Coarse-to-Fine Inference and Learning for First-Order Probabilistic Models
Kiddon, Chloe (University of Washington) | Domingos, Pedro (University of Washington)
Coarse-to-fine approaches use sequences of increasingly fine approximations to control the complexity of inference and learning. These techniques are often used in NLP and vision applications. However, no coarse-to-fine inference or learning methods have been developed for general first-order probabilistic domains, where the potential gains are even higher. We present our Coarse-to-Fine Probabilistic Inference (CFPI) framework for general coarse-to-fine inference for first-order probabilistic models, which leverages a given or induced type hierarchy over objects in the domain. Starting by considering the inference problem at the coarsest type level, our approach performs inference at successively finer grains, pruning high- and low-probability atoms before refining. CFPI can be applied with any probabilistic inference method and can be used in both propositional and relational domains. CFPI provides theoretical guarantees on the errors incurred, and these guarantees can be tightened when CFPI is applied to specific inference algorithms. We also show how to learn parameters in a coarse-to-fine manner to maximize the efficiency of CFPI. We evaluate CFPI with the lifted belief propagation algorithm on social network link prediction and biomolecular event prediction tasks. These experiments show CFPI can greatly speed up inference without sacrificing accuracy.
Leveraging Ontologies for Lifted Probabilistic Inference and Learning
Kiddon, Chloe Marielle (University of Washington) | Domingos, Pedro (University of Washington)
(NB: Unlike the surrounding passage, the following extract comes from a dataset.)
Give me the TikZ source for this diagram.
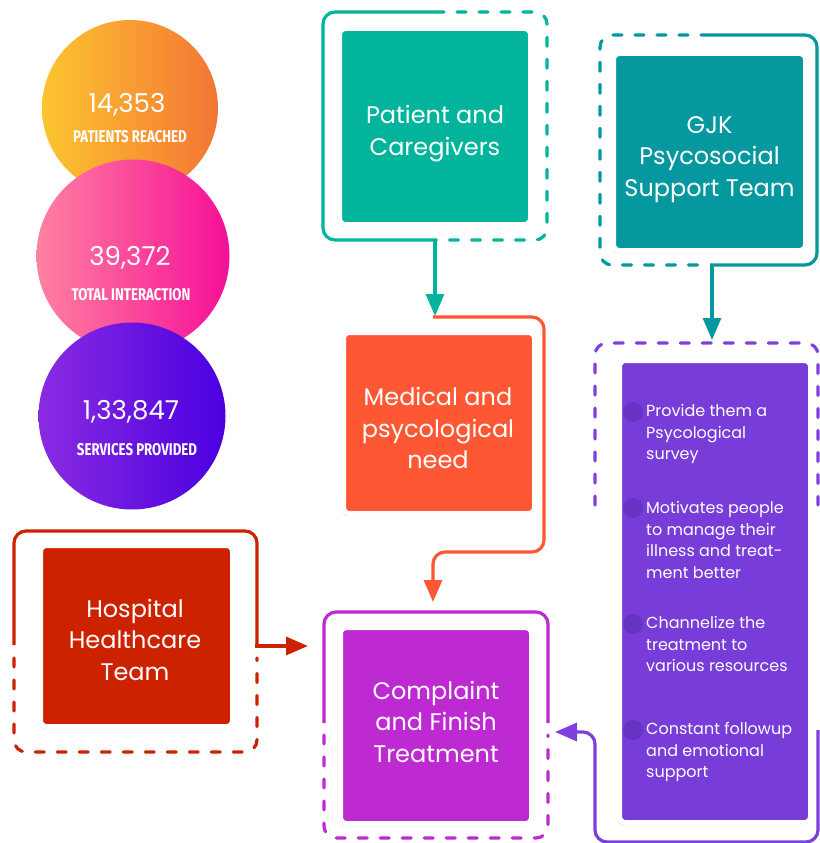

Exploiting ontologies for efficient inference is one of the most widely studied topics in knowledge representation and reasoning. The use of ontologies for probabilistic inference, however, is much less developed. A number of algorithms for lifted inference in first-order probabilistic languages have been proposed, but their scalability is limited by the combinatorial explosion in the sets of objects that need to be considered. We propose a coarse-to-fine inference approach that leverages a class hierarchy to combat this problem. Starting at the highest level, our approach performs inference at successively finer grains, pruning low-probability atoms before refining. We provide bounds on the error incurred by this approach relative to full ground inference as a function of the pruning threshold. We also show how to learn parameters in a coarse-to-fine manner to maximize the opportunities for pruning during inference. Experiments on link prediction and biomolecular event prediction tasks show our method can greatly improve the scalability of lifted probabilistic inference.